→ Source data

☆ ☆ ☆ ☆ ☆

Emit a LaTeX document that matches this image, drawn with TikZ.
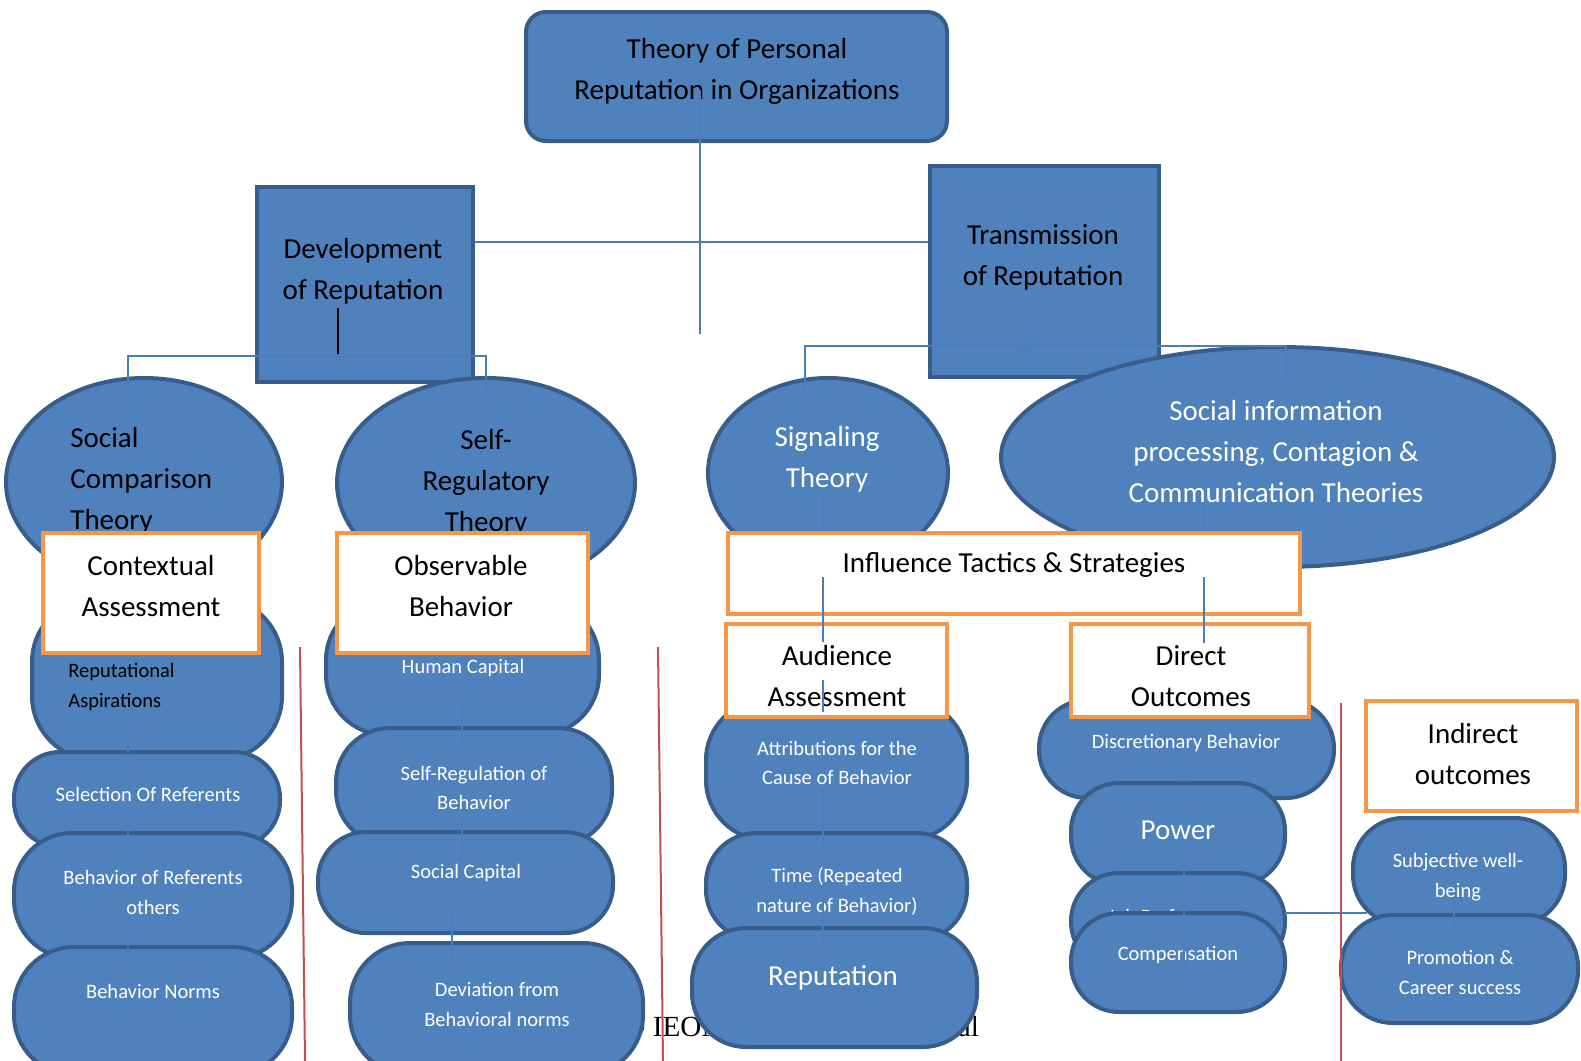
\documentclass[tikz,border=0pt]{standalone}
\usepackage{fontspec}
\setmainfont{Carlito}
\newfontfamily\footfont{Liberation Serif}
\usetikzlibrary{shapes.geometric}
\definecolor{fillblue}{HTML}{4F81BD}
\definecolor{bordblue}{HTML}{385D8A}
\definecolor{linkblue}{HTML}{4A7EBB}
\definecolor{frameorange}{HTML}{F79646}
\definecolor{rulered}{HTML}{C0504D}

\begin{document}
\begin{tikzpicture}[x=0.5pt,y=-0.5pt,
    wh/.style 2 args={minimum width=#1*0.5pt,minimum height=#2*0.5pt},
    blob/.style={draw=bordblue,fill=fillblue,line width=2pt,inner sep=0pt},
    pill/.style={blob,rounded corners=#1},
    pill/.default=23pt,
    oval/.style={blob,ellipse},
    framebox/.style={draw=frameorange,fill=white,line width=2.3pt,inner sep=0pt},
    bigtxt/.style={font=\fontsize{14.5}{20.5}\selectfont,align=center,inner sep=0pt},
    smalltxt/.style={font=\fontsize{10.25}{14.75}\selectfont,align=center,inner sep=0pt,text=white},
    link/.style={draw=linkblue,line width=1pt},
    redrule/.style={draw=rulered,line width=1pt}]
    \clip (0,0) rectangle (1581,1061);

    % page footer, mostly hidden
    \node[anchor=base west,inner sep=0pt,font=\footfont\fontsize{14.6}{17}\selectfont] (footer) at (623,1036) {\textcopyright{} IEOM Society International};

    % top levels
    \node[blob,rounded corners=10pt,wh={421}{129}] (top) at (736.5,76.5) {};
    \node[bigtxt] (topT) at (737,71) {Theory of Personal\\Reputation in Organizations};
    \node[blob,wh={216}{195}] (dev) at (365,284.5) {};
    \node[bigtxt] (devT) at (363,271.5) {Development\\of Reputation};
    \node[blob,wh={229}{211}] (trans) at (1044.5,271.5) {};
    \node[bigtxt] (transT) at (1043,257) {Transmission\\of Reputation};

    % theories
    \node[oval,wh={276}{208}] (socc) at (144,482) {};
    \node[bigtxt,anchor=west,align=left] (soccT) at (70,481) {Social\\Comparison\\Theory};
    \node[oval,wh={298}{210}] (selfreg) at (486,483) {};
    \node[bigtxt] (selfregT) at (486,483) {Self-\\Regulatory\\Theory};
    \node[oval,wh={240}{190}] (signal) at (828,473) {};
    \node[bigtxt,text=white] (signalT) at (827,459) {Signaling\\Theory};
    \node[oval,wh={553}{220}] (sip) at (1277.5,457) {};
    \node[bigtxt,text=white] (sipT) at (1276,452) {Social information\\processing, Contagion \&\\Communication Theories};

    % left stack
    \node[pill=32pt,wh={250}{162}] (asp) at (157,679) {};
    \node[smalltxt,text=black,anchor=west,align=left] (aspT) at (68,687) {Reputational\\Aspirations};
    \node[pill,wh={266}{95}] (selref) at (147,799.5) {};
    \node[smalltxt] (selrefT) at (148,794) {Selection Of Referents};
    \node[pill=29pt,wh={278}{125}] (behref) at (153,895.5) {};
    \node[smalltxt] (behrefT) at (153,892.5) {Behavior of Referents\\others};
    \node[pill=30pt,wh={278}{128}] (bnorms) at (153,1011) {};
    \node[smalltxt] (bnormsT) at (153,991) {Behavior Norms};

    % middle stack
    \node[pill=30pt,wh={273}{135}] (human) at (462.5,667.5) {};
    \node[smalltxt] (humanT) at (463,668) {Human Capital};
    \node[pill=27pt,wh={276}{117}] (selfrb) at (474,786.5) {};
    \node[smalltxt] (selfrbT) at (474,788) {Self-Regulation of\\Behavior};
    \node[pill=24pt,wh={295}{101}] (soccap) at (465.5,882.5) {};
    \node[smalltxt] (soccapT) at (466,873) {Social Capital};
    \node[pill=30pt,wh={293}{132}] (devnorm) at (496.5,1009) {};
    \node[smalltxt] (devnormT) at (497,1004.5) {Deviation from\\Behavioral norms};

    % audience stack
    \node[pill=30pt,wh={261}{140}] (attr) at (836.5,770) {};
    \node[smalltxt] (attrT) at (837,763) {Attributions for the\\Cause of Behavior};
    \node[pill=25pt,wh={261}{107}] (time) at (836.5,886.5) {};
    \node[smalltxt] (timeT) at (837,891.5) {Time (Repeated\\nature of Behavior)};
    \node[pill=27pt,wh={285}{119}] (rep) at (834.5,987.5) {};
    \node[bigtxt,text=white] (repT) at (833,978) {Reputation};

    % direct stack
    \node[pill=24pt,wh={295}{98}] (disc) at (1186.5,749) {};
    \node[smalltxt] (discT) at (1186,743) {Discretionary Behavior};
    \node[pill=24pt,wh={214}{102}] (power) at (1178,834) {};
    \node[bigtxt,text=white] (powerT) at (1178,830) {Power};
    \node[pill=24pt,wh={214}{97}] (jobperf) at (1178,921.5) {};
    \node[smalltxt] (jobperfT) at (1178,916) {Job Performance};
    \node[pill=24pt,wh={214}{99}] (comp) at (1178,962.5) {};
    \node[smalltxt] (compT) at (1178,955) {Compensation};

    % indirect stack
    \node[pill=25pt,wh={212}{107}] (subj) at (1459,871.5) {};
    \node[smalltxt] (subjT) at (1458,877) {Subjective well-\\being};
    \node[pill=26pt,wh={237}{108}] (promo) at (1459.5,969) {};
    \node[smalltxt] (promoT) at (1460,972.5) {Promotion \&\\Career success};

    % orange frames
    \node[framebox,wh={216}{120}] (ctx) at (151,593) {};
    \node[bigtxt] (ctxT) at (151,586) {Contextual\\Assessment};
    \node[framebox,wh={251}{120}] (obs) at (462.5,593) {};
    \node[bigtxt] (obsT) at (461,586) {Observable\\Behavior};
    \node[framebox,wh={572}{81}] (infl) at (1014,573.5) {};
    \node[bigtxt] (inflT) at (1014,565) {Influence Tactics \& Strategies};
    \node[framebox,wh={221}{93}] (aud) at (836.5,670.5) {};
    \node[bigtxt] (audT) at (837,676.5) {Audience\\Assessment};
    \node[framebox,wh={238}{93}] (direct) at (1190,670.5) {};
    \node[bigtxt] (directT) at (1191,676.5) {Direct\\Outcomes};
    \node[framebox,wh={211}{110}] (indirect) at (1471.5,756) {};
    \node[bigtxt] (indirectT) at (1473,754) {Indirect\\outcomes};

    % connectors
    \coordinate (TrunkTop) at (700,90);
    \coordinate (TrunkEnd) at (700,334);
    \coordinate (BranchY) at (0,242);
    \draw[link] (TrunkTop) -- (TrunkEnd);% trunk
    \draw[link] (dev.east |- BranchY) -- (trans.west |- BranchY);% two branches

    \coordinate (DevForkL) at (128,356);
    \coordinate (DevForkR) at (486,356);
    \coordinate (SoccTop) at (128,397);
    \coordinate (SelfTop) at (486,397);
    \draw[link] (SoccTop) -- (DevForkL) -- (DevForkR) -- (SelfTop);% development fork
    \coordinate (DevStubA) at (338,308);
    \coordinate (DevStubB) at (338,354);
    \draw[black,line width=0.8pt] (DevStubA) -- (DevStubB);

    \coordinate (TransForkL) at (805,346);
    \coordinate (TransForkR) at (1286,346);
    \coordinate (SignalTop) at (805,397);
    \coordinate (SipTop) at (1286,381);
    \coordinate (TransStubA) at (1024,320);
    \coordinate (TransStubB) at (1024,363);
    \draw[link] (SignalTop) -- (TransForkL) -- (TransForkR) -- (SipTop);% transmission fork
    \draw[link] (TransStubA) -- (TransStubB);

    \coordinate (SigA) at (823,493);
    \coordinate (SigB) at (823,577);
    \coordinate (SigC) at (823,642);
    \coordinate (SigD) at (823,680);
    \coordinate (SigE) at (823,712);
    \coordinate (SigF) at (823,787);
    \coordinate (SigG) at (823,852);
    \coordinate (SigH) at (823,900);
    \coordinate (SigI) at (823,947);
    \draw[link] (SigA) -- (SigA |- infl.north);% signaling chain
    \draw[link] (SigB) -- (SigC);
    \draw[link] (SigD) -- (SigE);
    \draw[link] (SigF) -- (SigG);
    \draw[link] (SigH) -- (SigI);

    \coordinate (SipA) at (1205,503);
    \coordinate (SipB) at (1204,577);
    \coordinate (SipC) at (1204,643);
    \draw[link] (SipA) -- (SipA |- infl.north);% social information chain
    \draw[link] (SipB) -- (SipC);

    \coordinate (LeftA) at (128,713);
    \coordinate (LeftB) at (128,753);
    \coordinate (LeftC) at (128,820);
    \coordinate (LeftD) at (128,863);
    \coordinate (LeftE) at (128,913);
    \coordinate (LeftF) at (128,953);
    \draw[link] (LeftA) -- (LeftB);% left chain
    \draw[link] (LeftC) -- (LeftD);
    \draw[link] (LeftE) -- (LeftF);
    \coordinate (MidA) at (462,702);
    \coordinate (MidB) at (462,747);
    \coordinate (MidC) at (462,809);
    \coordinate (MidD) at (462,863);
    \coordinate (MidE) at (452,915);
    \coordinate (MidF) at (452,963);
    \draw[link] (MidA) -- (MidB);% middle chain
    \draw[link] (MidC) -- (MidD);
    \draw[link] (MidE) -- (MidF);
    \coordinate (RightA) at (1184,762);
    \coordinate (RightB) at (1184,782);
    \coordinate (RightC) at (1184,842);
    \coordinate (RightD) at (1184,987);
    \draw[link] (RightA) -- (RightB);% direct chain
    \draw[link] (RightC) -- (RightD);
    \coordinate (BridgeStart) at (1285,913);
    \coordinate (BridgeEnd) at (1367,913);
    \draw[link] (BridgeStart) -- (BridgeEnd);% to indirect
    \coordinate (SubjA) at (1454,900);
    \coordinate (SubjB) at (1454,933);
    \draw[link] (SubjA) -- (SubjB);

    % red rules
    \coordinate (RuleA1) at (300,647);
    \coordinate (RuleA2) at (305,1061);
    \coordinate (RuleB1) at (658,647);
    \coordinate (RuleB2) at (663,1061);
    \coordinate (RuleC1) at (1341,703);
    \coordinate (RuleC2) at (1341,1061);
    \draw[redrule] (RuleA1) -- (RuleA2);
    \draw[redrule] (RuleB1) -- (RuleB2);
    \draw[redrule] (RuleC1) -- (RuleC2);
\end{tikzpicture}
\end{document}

☆ ☆ ☆ ☆ ☆

→ Task to carry out
Reproduce the material above exactly, first line through the line that contains "(transT) at (1043,257)", minus the pictures.

→ Result of the exercise
Emit a LaTeX document that matches this image, drawn with TikZ.
\documentclass[tikz,border=0pt]{standalone}
\usepackage{fontspec}
\setmainfont{Carlito}
\newfontfamily\footfont{Liberation Serif}
\usetikzlibrary{shapes.geometric}
\definecolor{fillblue}{HTML}{4F81BD}
\definecolor{bordblue}{HTML}{385D8A}
\definecolor{linkblue}{HTML}{4A7EBB}
\definecolor{frameorange}{HTML}{F79646}
\definecolor{rulered}{HTML}{C0504D}

\begin{document}
\begin{tikzpicture}[x=0.5pt,y=-0.5pt,
    wh/.style 2 args={minimum width=#1*0.5pt,minimum height=#2*0.5pt},
    blob/.style={draw=bordblue,fill=fillblue,line width=2pt,inner sep=0pt},
    pill/.style={blob,rounded corners=#1},
    pill/.default=23pt,
    oval/.style={blob,ellipse},
    framebox/.style={draw=frameorange,fill=white,line width=2.3pt,inner sep=0pt},
    bigtxt/.style={font=\fontsize{14.5}{20.5}\selectfont,align=center,inner sep=0pt},
    smalltxt/.style={font=\fontsize{10.25}{14.75}\selectfont,align=center,inner sep=0pt,text=white},
    link/.style={draw=linkblue,line width=1pt},
    redrule/.style={draw=rulered,line width=1pt}]
    \clip (0,0) rectangle (1581,1061);

    % page footer, mostly hidden
    \node[anchor=base west,inner sep=0pt,font=\footfont\fontsize{14.6}{17}\selectfont] (footer) at (623,1036) {\textcopyright{} IEOM Society International};

    % top levels
    \node[blob,rounded corners=10pt,wh={421}{129}] (top) at (736.5,76.5) {};
    \node[bigtxt] (topT) at (737,71) {Theory of Personal\\Reputation in Organizations};
    \node[blob,wh={216}{195}] (dev) at (365,284.5) {};
    \node[bigtxt] (devT) at (363,271.5) {Development\\of Reputation};
    \node[blob,wh={229}{211}] (trans) at (1044.5,271.5) {};
    \node[bigtxt] (transT) at (1043,257) {Transmission\\of Reputation};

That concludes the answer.